# START OF Entries provided

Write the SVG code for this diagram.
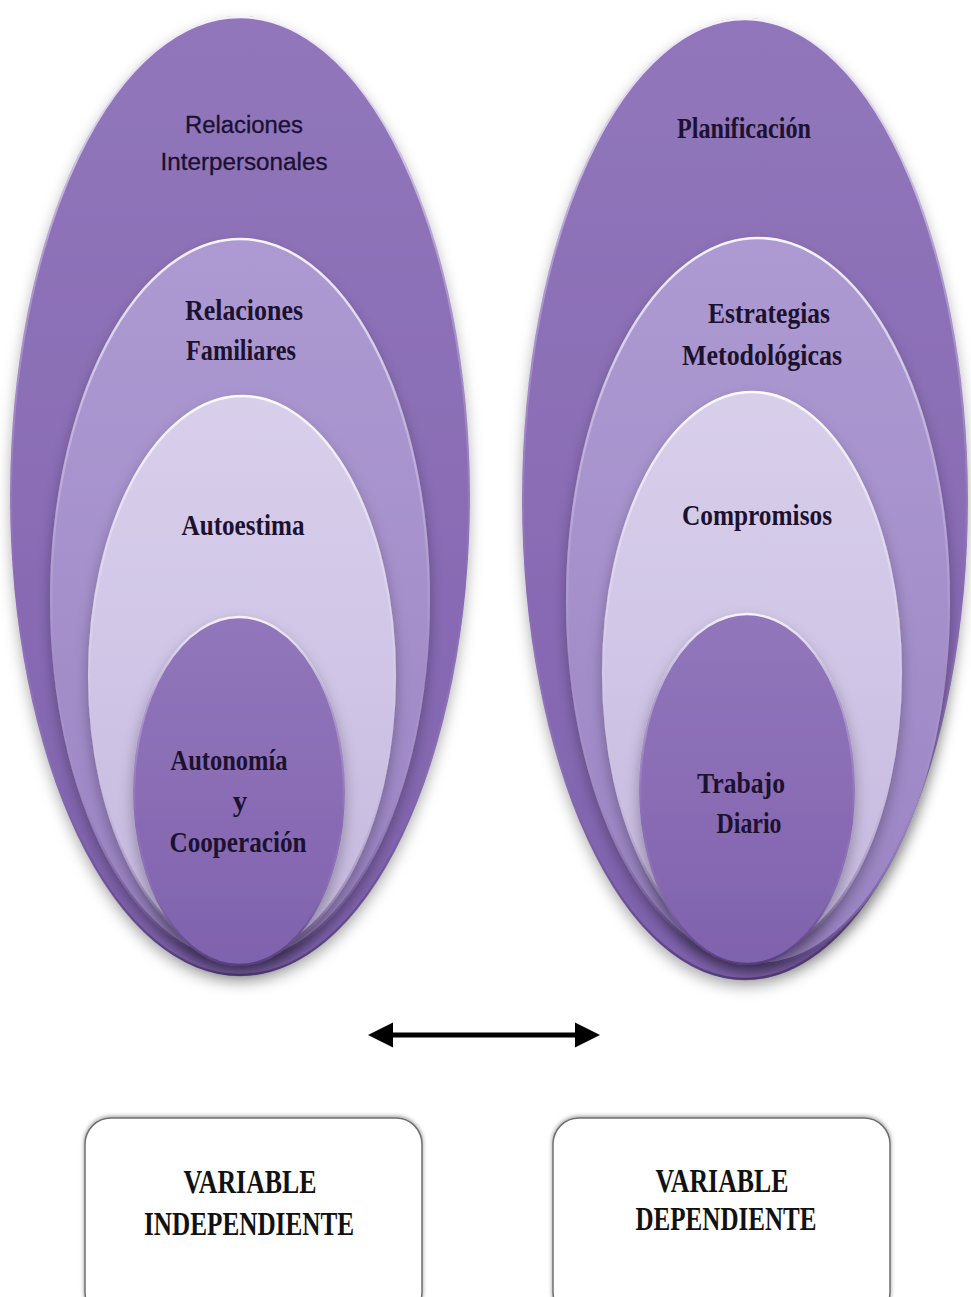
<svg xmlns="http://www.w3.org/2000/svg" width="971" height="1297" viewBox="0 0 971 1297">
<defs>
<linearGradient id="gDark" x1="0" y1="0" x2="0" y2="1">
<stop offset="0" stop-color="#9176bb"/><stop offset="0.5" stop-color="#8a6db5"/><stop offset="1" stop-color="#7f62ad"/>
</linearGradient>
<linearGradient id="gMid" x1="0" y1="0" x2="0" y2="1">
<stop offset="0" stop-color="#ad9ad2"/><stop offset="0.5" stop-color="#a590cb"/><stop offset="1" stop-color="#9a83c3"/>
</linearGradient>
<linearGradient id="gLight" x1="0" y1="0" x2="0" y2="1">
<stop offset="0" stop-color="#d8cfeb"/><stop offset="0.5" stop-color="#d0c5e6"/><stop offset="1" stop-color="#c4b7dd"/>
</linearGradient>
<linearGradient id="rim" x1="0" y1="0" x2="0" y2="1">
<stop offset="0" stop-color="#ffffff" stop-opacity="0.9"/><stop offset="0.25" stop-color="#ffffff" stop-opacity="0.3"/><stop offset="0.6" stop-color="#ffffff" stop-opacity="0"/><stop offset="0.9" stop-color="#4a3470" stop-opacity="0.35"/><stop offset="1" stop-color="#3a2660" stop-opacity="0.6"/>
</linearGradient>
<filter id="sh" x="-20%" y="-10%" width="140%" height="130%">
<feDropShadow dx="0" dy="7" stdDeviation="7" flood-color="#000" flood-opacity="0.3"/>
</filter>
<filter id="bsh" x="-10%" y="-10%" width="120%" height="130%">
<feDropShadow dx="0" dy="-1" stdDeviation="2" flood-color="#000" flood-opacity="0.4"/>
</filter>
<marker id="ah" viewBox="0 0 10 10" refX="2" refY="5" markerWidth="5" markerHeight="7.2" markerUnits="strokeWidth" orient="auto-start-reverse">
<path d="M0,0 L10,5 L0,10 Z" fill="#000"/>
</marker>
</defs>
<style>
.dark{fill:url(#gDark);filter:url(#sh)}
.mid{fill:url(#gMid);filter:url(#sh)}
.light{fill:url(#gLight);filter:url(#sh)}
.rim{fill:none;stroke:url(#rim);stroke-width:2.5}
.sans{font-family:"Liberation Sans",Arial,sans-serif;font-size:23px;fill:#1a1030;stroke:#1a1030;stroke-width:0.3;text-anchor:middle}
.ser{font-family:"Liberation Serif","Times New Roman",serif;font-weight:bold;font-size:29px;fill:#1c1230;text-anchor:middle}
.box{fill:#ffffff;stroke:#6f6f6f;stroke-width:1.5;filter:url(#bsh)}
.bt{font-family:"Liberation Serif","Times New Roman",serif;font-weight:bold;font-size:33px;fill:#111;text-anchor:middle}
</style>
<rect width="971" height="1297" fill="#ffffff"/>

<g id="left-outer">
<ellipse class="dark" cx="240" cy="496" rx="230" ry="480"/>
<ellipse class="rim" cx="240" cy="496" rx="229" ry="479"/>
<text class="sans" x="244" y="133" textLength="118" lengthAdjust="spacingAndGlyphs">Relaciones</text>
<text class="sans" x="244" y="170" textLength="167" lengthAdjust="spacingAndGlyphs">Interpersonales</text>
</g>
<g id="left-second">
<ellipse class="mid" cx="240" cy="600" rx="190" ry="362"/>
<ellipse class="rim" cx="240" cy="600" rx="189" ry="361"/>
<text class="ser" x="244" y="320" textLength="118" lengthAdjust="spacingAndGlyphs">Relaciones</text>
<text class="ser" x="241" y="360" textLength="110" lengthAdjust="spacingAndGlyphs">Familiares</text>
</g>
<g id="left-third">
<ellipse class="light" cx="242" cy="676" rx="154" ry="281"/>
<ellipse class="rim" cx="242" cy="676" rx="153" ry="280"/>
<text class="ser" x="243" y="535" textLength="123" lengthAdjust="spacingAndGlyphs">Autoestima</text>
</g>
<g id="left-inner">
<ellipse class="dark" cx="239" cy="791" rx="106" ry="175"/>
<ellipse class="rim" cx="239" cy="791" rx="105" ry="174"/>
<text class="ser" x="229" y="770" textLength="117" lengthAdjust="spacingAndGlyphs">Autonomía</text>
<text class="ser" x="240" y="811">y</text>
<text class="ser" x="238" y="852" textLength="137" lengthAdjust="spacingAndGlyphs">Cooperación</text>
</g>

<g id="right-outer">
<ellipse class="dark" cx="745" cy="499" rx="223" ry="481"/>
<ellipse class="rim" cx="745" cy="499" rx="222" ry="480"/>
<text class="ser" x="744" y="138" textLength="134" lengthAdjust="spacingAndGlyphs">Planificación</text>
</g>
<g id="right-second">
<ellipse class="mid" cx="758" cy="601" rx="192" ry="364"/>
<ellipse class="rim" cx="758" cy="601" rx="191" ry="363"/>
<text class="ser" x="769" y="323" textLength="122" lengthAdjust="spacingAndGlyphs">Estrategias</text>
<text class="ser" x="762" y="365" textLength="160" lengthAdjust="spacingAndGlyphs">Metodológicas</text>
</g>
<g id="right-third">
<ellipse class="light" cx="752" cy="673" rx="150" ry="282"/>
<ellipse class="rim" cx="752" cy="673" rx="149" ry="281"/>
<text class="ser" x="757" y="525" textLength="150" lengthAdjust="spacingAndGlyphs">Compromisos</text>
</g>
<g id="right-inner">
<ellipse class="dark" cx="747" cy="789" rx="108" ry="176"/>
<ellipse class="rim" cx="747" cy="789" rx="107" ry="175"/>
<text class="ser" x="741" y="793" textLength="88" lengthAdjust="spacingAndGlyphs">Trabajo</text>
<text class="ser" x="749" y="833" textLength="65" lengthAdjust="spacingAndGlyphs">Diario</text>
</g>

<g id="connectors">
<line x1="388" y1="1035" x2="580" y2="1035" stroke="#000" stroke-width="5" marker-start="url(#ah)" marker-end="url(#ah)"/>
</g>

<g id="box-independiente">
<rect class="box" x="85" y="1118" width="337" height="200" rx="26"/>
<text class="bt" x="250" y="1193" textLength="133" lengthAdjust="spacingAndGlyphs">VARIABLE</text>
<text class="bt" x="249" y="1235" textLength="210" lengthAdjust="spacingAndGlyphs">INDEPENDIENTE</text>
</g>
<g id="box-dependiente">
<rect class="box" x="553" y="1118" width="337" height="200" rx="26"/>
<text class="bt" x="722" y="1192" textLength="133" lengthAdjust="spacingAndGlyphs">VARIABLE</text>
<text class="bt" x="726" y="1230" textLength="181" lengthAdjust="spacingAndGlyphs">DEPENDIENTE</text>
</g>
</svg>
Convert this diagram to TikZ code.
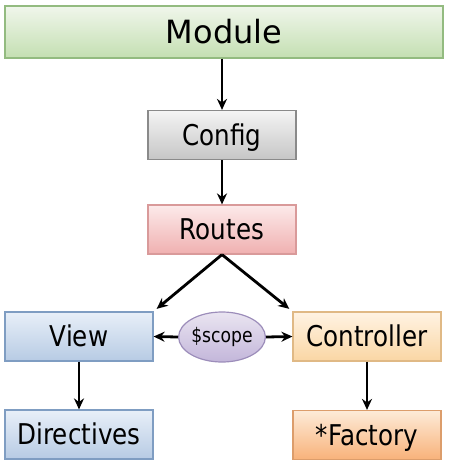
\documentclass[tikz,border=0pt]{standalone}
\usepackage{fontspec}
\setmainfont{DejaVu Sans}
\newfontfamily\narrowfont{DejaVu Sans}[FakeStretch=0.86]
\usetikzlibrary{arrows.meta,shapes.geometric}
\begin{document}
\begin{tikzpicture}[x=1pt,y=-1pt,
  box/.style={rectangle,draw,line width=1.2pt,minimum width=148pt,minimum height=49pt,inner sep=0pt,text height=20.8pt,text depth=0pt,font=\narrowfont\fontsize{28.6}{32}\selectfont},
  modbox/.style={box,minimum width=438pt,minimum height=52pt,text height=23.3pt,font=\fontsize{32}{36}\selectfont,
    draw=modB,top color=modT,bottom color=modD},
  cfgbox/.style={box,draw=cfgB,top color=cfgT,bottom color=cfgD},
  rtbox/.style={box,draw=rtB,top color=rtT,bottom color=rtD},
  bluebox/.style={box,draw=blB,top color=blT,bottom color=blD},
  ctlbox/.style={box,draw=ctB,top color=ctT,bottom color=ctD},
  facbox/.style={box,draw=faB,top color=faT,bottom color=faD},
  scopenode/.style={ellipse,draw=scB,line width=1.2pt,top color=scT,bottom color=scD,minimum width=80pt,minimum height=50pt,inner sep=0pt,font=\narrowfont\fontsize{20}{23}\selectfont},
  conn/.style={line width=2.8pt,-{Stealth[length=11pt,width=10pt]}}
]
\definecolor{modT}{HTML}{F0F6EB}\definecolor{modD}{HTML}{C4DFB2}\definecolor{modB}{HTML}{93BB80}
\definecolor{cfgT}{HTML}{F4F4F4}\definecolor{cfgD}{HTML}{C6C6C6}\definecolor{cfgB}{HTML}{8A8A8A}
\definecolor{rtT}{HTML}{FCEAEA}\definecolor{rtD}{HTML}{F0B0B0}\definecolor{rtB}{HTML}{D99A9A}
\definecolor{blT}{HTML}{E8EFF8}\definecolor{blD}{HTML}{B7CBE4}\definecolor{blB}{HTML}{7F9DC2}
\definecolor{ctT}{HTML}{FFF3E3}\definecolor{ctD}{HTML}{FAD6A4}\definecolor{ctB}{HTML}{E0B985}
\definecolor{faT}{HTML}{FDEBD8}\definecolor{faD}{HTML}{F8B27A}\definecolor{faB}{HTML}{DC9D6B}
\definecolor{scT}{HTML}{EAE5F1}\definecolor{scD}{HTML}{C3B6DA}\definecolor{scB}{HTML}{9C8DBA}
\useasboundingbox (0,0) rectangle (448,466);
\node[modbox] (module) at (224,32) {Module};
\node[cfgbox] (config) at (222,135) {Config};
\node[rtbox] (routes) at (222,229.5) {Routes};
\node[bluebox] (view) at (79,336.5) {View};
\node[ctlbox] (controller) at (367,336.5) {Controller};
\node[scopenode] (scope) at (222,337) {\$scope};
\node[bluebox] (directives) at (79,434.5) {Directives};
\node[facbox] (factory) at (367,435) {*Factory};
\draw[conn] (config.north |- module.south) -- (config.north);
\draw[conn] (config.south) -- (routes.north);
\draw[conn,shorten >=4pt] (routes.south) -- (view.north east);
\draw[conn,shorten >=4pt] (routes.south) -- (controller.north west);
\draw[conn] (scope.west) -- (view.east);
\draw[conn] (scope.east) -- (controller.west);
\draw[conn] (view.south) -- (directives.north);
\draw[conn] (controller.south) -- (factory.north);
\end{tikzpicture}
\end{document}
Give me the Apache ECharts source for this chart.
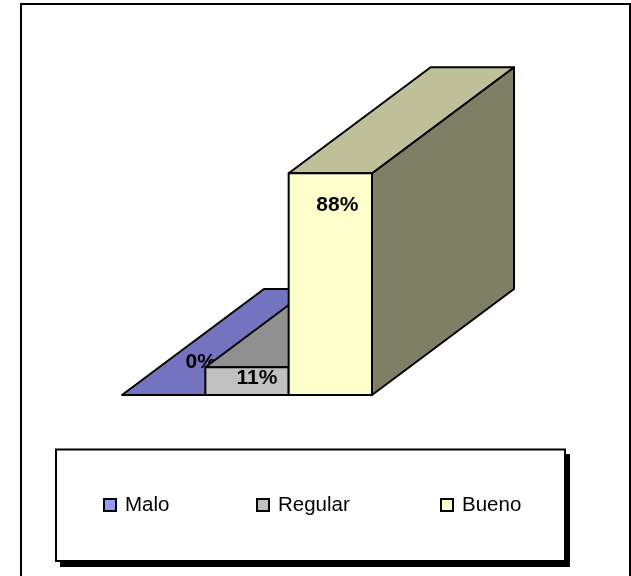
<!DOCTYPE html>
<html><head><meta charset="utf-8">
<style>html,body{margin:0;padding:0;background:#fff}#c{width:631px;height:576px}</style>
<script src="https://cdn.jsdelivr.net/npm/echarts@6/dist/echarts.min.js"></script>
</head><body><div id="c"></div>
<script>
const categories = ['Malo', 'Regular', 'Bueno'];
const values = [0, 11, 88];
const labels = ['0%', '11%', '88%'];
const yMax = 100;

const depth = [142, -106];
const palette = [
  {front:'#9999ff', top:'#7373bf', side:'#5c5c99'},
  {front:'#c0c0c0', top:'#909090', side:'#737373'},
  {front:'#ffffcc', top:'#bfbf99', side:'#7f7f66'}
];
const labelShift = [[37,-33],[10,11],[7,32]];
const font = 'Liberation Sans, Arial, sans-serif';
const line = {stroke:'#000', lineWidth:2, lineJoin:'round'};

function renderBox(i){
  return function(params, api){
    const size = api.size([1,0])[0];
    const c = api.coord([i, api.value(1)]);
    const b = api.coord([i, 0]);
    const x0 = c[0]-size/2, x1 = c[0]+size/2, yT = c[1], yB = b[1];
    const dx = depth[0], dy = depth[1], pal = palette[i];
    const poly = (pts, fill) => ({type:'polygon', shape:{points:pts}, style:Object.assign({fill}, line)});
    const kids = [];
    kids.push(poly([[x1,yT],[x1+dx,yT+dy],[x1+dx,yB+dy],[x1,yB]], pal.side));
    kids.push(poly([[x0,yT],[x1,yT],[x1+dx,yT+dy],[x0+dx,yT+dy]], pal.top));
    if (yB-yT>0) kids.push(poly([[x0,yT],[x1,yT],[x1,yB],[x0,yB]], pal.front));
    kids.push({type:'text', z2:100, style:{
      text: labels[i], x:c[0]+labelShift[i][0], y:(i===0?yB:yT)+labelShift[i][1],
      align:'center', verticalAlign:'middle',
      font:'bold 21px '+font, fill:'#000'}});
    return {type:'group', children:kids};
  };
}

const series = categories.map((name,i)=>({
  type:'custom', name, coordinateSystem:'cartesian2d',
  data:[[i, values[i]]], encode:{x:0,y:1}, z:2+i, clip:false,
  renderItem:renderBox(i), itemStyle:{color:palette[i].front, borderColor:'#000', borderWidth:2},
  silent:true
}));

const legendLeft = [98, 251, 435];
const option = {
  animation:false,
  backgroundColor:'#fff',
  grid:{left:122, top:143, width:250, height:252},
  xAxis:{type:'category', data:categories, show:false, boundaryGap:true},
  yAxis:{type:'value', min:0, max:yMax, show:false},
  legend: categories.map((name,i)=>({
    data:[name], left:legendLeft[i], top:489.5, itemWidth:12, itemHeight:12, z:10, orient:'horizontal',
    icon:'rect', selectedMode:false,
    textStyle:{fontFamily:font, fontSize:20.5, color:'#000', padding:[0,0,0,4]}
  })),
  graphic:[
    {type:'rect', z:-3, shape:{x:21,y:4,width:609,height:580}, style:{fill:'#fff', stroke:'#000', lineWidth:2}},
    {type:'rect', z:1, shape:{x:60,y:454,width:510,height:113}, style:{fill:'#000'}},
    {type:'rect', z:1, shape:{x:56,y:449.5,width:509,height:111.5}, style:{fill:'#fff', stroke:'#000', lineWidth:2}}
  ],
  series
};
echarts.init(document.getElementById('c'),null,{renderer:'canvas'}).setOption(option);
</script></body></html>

# END OF Entries provided

■ Work to complete ■
Gather up every line in the data above that contains the word "diagram", copying each one.

■ In response ■
Write the SVG code for this diagram.
Convert this diagram to TikZ code.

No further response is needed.